Now the draft proposals have been published, they will be put out for public consultation, ahead of the Committee completing a final report with recommendations in the New Year.
In taking decisions on its final report, the Committee will also take into account the conclusions of a judge-led review which it will commission, into the fairness and compatibility with natural justice of its procedures. A further announcement about this review will be made shortly.
Chair of the Committee on Standards, Chris Bryant MP, said:
“The past few weeks have seen a number of issues raised about MP’s standards, but the key overarching issue here is about conflict of interest. The evidence-based report published by my Committee sets out a package of reforms to bolster the rules around lobbying and conflicts of interest.

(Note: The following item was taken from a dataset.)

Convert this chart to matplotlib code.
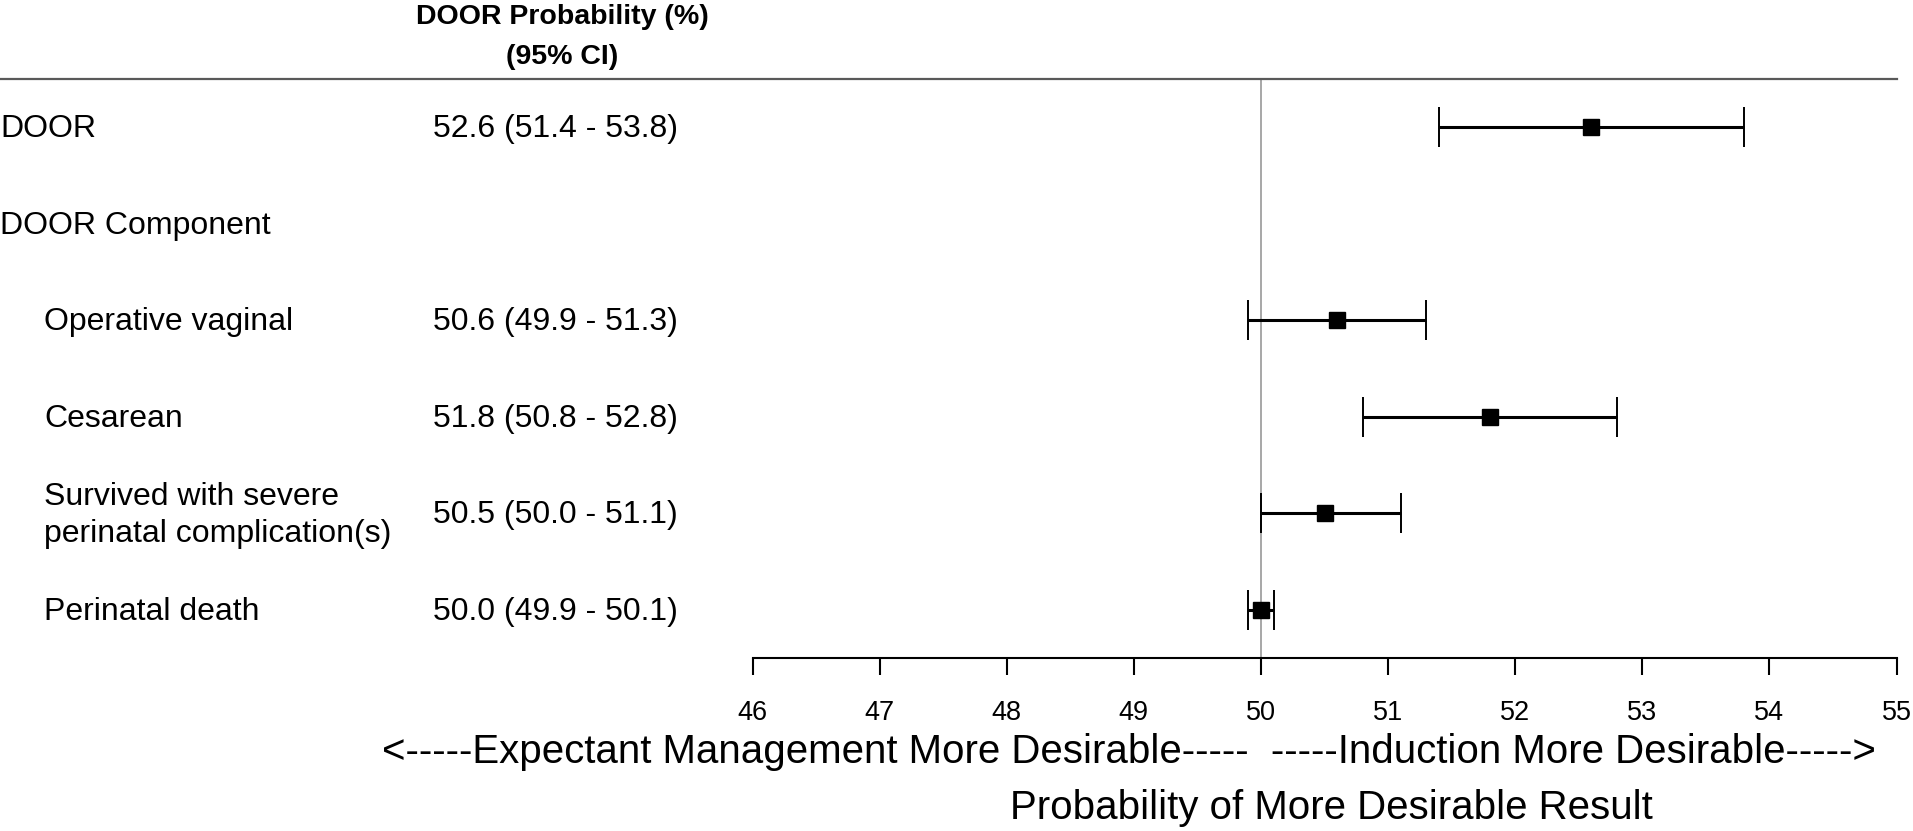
import numpy as np
import matplotlib
matplotlib.use("Agg")
from matplotlib import pyplot as plt
from matplotlib.lines import Line2D
import matplotlib.transforms as mtransforms

plt.rcParams['font.family'] = ['Liberation Sans', 'DejaVu Sans']

labels = ["DOOR", "DOOR Component", "Operative vaginal", "Cesarean",
          "Survived with severe\nperinatal complication(s)", "Perinatal death"]
estimate = [52.6, np.nan, 50.6, 51.8, 50.5, 50.0]
ci_low = [51.4, np.nan, 49.9, 50.8, 50.0, 49.9]
ci_high = [53.8, np.nan, 51.3, 52.8, 51.1, 50.1]
xticks = [46, 47, 48, 49, 50, 51, 52, 53, 54, 55]

W, H = 1913, 831
fig = plt.figure(figsize=(W / 100, H / 100), dpi=100)

# pixel helpers
def fx(px):
    return px / W

def fy(py):
    return (H - py) / H

ax = fig.add_axes([fx(752.5), fy(658), fx(1896.5) - fx(752.5), fy(79) - fy(658)])
ax.set_xlim(46, 55)
ax.set_ylim(5.5, -0.5)

est = np.array(estimate)
lo = np.array(ci_low)
hi = np.array(ci_high)
rows = np.arange(len(labels))
ok = ~np.isnan(est)

ax.axvline(50, color='#a0a0a0', lw=1.3, zorder=1)
ax.errorbar(est[ok], rows[ok], xerr=[est[ok] - lo[ok], hi[ok] - est[ok]],
            fmt='s', color='black', ms=11, lw=2.2, capsize=14.5, capthick=1.4,
            zorder=3)

for s in ['top', 'left', 'right']:
    ax.spines[s].set_visible(False)
ax.spines['bottom'].set_linewidth(1.5)
ax.set_yticks([])
ax.set_xticks(xticks)
ax.tick_params(axis='x', length=12.5, width=1.5, direction='out', pad=18,
               labelsize=19.5)

# header line across the whole table
fig.add_artist(Line2D([0, fx(1896.5)], [fy(79), fy(79)], color='#595959', lw=1.6))

# left columns, placed in figure x / data y
trl = mtransforms.blended_transform_factory(fig.transFigure, ax.transData)
for i, lab in enumerate(labels):
    x0 = 0.0 if i < 2 else fx(44)
    ax.text(x0, i + 0.02, lab, transform=trl, ha='left', va='center', fontsize=23,
            linespacing=1.3)
    if ok[i]:
        ax.text(fx(433), i + 0.02, "%.1f (%.1f - %.1f)" % (est[i], lo[i], hi[i]),
                transform=trl, ha='left', va='center', fontsize=23)

fig.text(fx(562), fy(24), "DOOR Probability (%)", ha='center', va='baseline',
         fontsize=20.5, fontweight='bold')
fig.text(fx(562), fy(64), "(95% CI)", ha='center', va='baseline',
         fontsize=20.5, fontweight='bold')

fig.text(fx(382), fy(763),
         "<-----Expectant Management More Desirable-----  -----Induction More Desirable----->",
         ha='left', va='baseline', fontsize=29)
fig.text(fx(1331), fy(819), "Probability of More Desirable Result",
         ha='center', va='baseline', fontsize=29)

fig.savefig("out.png", dpi=100)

“These aren’t the final proposals we’re putting to the House. This report is the Committee’s informed view on what changes we need to tighten up the rules and crack down on conflicts of interests following a detailed evidence-led inquiry.
“We will consult and hear wider views on what we’ve published today before putting a final report to the House for a decision in the New Year. If approved, these robust proposals will empower the standards system in Parliament to better hold MPs who break the rules to account.”